SHORT EXERCISE = From the first line of the data below through the line holding "Chart.register(...registerables);", output each line exactly and leave the pictures out.

DATA SECTION =
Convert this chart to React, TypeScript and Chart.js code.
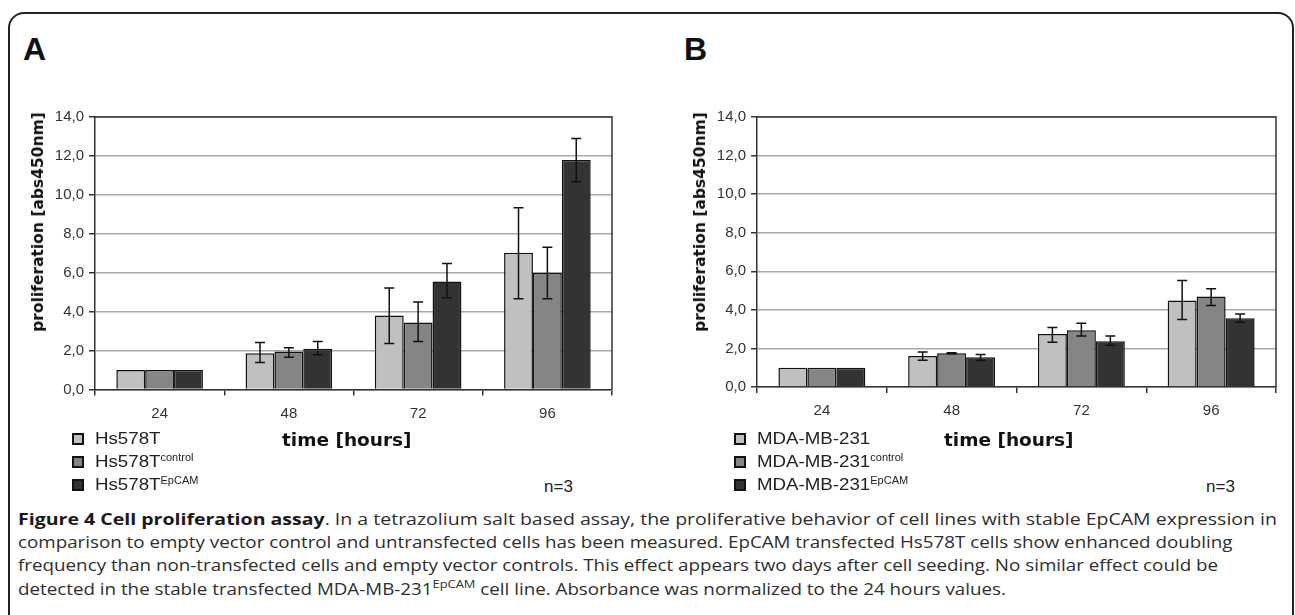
import React, { useEffect, useLayoutEffect, useRef } from "react";
import { Chart, registerables } from "chart.js";

Chart.register(...registerables);

// ---------- data ----------
const categories = ["24", "48", "72", "96"];
const yTicksMax = 14;
const yTickStep = 2;

// Panel A (Hs578T)
const hsMean = [1.0, 1.86, 3.8, 7.02];
const hsLow = [null, 1.39, 2.36, 4.66];
const hsHigh = [null, 2.41, 5.21, 9.34];
const hsCtrlMean = [1.0, 1.95, 3.44, 5.98];
const hsCtrlLow = [null, 1.66, 2.47, 4.66];
const hsCtrlHigh = [null, 2.14, 4.5, 7.31];
const hsEpMean = [1.0, 2.1, 5.55, 11.79];
const hsEpLow = [null, 1.78, 4.72, 10.67];
const hsEpHigh = [null, 2.47, 6.47, 12.9];

// Panel B (MDA-MB-231)
const mdaMean = [1.0, 1.61, 2.75, 4.49];
const mdaLow = [null, 1.39, 2.32, 3.5];
const mdaHigh = [null, 1.82, 3.08, 5.52];
const mdaCtrlMean = [1.0, 1.75, 2.94, 4.69];
const mdaCtrlLow = [null, 1.72, 2.65, 4.22];
const mdaCtrlHigh = [null, 1.78, 3.31, 5.1];
const mdaEpMean = [1.0, 1.54, 2.37, 3.57];
const mdaEpLow = [null, 1.37, 2.16, 3.36];
const mdaEpHigh = [null, 1.68, 2.65, 3.79];

const seriesColors = ["#c0c0c0", "#858585", "#333333"];

const axisFont = "'Liberation Sans', Arial, sans-serif";
const titleFont = "'DejaVu Sans', Verdana, sans-serif";
const captionFont = "'Open Sans', 'Noto Sans', sans-serif";

// ---------- plugins ----------
const errorBarPlugin = {
  id: "errorBars",
  afterDatasetsDraw(chart: any) {
    const { ctx } = chart;
    const y = chart.scales.y;
    chart.data.datasets.forEach((ds: any, i: number) => {
      const meta = chart.getDatasetMeta(i);
      meta.data.forEach((el: any, j: number) => {
        const lo = ds.errLow ? ds.errLow[j] : null;
        const hi = ds.errHigh ? ds.errHigh[j] : null;
        if (lo == null || hi == null) return;
        const x = el.x;
        const yl = y.getPixelForValue(lo);
        const yh = y.getPixelForValue(hi);
        ctx.save();
        ctx.strokeStyle = "#111";
        ctx.lineWidth = 1.5;
        ctx.beginPath();
        ctx.moveTo(x, yl);
        ctx.lineTo(x, yh);
        ctx.moveTo(x - 5, yl);
        ctx.lineTo(x + 5, yl);
        ctx.moveTo(x - 5, yh);
        ctx.lineTo(x + 5, yh);
        ctx.stroke();
        ctx.restore();
      });
    });
  },
};

const framePlugin = {
  id: "plotFrame",
  beforeDatasetsDraw(chart: any) {
    const { ctx, chartArea } = chart;
    ctx.save();
    ctx.strokeStyle = "#333";
    ctx.lineWidth = 1.5;
    ctx.beginPath();
    ctx.moveTo(chartArea.left, chartArea.top);
    ctx.lineTo(chartArea.right, chartArea.top);
    ctx.lineTo(chartArea.right, chartArea.bottom);
    ctx.stroke();
    ctx.restore();
  },
};

type PanelProps = {
  left: number;
  top: number;
  width: number;
  height: number;
  padding: { left: number; top: number; right: number; bottom: number };
  series: { label: string; mean: number[]; low: (number | null)[]; high: (number | null)[] }[];
};

function Panel(props: PanelProps) {
  const ref = useRef<HTMLCanvasElement | null>(null);
  useEffect(() => {
    if (!ref.current) return;
    const chart = new Chart(ref.current, {
      type: "bar",
      data: {
        labels: categories,
        datasets: props.series.map((s, i) => ({
          label: s.label,
          data: s.mean,
          errLow: s.low,
          errHigh: s.high,
          backgroundColor: seriesColors[i],
          borderColor: "#111",
          borderWidth: 1.5,
          categoryPercentage: 0.67,
          barPercentage: 1,
        })) as any,
      },
      options: {
        animation: false,
        responsive: false,
        devicePixelRatio: 1,
        layout: { padding: props.padding },
        plugins: { legend: { display: false }, tooltip: { enabled: false } },
        scales: {
          x: {
            grid: {
              drawOnChartArea: false,
              drawTicks: true,
              tickLength: 6,
              color: "#333",
              lineWidth: 1.5,
              offset: true,
            },
            border: { display: true, color: "#333", width: 1.5 },
            ticks: { font: { family: axisFont, size: 15 }, color: "#333", padding: 9 },
            afterFit: (s: any) => {
              s.height = 40;
              s.paddingLeft = 0;
              s.paddingRight = 0;
            },
          },
          y: {
            min: 0,
            max: yTicksMax,
            grid: { color: "#a8a8a8", lineWidth: 1.5, tickColor: "#333", tickLength: 6 },
            border: { display: true, color: "#333", width: 1.5 },
            ticks: {
              stepSize: yTickStep,
              font: { family: axisFont, size: 15 },
              color: "#333",
              padding: 5,
              callback: (v: any) => Number(v).toFixed(1).replace(".", ","),
            },
            afterFit: (s: any) => {
              s.width = 95;
              s.paddingTop = 0;
              s.paddingBottom = 0;
            },
          },
        },
      },
      plugins: [framePlugin, errorBarPlugin],
    });
    return () => chart.destroy();
  }, []);
  return (
    <canvas
      ref={ref}
      width={props.width}
      height={props.height}
      style={{ position: "absolute", left: props.left, top: props.top, width: props.width, height: props.height }}
    />
  );
}

const abs = (s: React.CSSProperties): React.CSSProperties => ({ position: "absolute", whiteSpace: "nowrap", ...s });

function LegendItem(p: { x: number; y: number; color: string; name: string; sup?: string }) {
  return (
    <div style={abs({ left: p.x, top: p.y - 11, height: 22, display: "flex", alignItems: "center" })}>
      <div
        style={{
          width: 12,
          height: 12,
          boxSizing: "border-box",
          border: "2px solid #111",
          background: p.color,
          marginRight: 11,
        }}
      />
      <span
        style={{
          fontFamily: axisFont,
          fontSize: 17,
          color: "#222",
          display: "inline-block",
          transform: "scaleX(1.1)",
          transformOrigin: "left center",
        }}
      >
        {p.name}
        {p.sup ? <sup style={{ fontSize: 10, verticalAlign: "6px" }}>{p.sup}</sup> : null}
      </span>
    </div>
  );
}

function PanelText(p: { dx: number; letterX: number; letter: string; names: [string, string, string] }) {
  const dx = p.dx;
  return (
    <>
      <div style={abs({ left: p.letterX, top: 31, fontFamily: axisFont, fontWeight: 700, fontSize: 32, color: "#111" })}>
        {p.letter}
      </div>
      <div
        style={abs({
          left: 38 + dx,
          top: 222,
          transform: "translate(-50%, -50%) rotate(-90deg)",
          fontFamily: titleFont,
          fontWeight: 700,
          fontSize: 15.5,
          color: "#111",
        })}
      >
        proliferation [abs450nm]
      </div>
      <div
        style={abs({
          left: 282 + dx,
          top: 439,
          transform: "translateY(-50%)",
          fontFamily: titleFont,
          fontWeight: 700,
          fontSize: 18.5,
          color: "#111",
        })}
      >
        time [hours]
      </div>
      <LegendItem x={72 + dx} y={439} color={seriesColors[0]} name={p.names[0]} />
      <LegendItem x={72 + dx} y={462} color={seriesColors[1]} name={p.names[1]} sup="control" />
      <LegendItem x={72 + dx} y={485} color={seriesColors[2]} name={p.names[2]} sup="EpCAM" />
      <div
        style={abs({
          left: 544 + dx,
          top: 487,
          transform: "translateY(-50%)",
          fontFamily: axisFont,
          fontSize: 17,
          color: "#222",
        })}
      >
        n=3
      </div>
    </>
  );
}

const captionLeft = 18;
const captionTops = [519, 542, 565, 588];
// target text widths per caption line (line 4 follows line 2's scale)
const captionTargets = [1259, 1215, 1200];

function Caption() {
  const refs = [useRef<HTMLDivElement | null>(null), useRef<HTMLDivElement | null>(null), useRef<HTMLDivElement | null>(null), useRef<HTMLDivElement | null>(null)];
  useLayoutEffect(() => {
    const ks: number[] = [];
    refs.forEach((r, i) => {
      const el = r.current;
      if (!el) return;
      let k: number;
      if (i < 3) {
        const w = el.scrollWidth;
        k = w > 0 ? captionTargets[i] / w : 1;
      } else {
        k = ks[1] || 1;
      }
      ks[i] = k;
      el.style.transform = `translateY(-50%) scaleX(${k})`;
    });
  }, []);
  const capStyle: React.CSSProperties = {
    fontFamily: captionFont,
    fontSize: 16,
    color: "#2e2e2e",
    transformOrigin: "left center",
    transform: "translateY(-50%)",
  };
  return (
    <>
      <div ref={refs[0]} style={abs({ left: captionLeft, top: captionTops[0], ...capStyle })}>
        <b style={{ color: "#1a1a1a" }}>Figure 4 Cell proliferation assay</b>. In a tetrazolium salt based assay, the proliferative behavior of cell lines with stable EpCAM expression in
      </div>
      <div ref={refs[1]} style={abs({ left: captionLeft, top: captionTops[1], ...capStyle })}>
        comparison to empty vector control and untransfected cells has been measured. EpCAM transfected Hs578T cells show enhanced doubling
      </div>
      <div ref={refs[2]} style={abs({ left: captionLeft, top: captionTops[2], ...capStyle })}>
        frequency than non-transfected cells and empty vector controls. This effect appears two days after cell seeding. No similar effect could be
      </div>
      <div ref={refs[3]} style={abs({ left: captionLeft, top: captionTops[3], ...capStyle })}>
        detected in the stable transfected MDA-MB-231<sup style={{ fontSize: 11, verticalAlign: "7px" }}>EpCAM</sup> cell line. Absorbance was normalized to the 24 hours values.
      </div>
    </>
  );
}

export default function App() {
  return (
    <div style={{ position: "fixed", left: 0, top: 0, width: 1295, height: 615, overflow: "hidden", background: "#fff" }}>
      <div
        style={{
          position: "absolute",
          left: 8,
          top: 12,
          width: 1286,
          height: 640,
          boxSizing: "border-box",
          border: "2px solid #222",
          borderRadius: 16,
        }}
      />
      <Panel
        left={0}
        top={100}
        width={640}
        height={330}
        padding={{ left: 0, top: 17, right: 28, bottom: 0.5 }}
        series={[
          { label: "Hs578T", mean: hsMean, low: hsLow, high: hsHigh },
          { label: "Hs578Tcontrol", mean: hsCtrlMean, low: hsCtrlLow, high: hsCtrlHigh },
          { label: "Hs578TEpCAM", mean: hsEpMean, low: hsEpLow, high: hsEpHigh },
        ]}
      />
      <Panel
        left={662}
        top={100}
        width={640}
        height={330}
        padding={{ left: 0, top: 17, right: 26, bottom: 3 }}
        series={[
          { label: "MDA-MB-231", mean: mdaMean, low: mdaLow, high: mdaHigh },
          { label: "MDA-MB-231control", mean: mdaCtrlMean, low: mdaCtrlLow, high: mdaCtrlHigh },
          { label: "MDA-MB-231EpCAM", mean: mdaEpMean, low: mdaEpLow, high: mdaEpHigh },
        ]}
      />
      <PanelText dx={0} letterX={23} letter="A" names={["Hs578T", "Hs578T", "Hs578T"]} />
      <PanelText dx={662} letterX={684} letter="B" names={["MDA-MB-231", "MDA-MB-231", "MDA-MB-231"]} />
      <Caption />
    </div>
  );
}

SOLUTION =
Convert this chart to React, TypeScript and Chart.js code.
import React, { useEffect, useLayoutEffect, useRef } from "react";
import { Chart, registerables } from "chart.js";

Chart.register(...registerables);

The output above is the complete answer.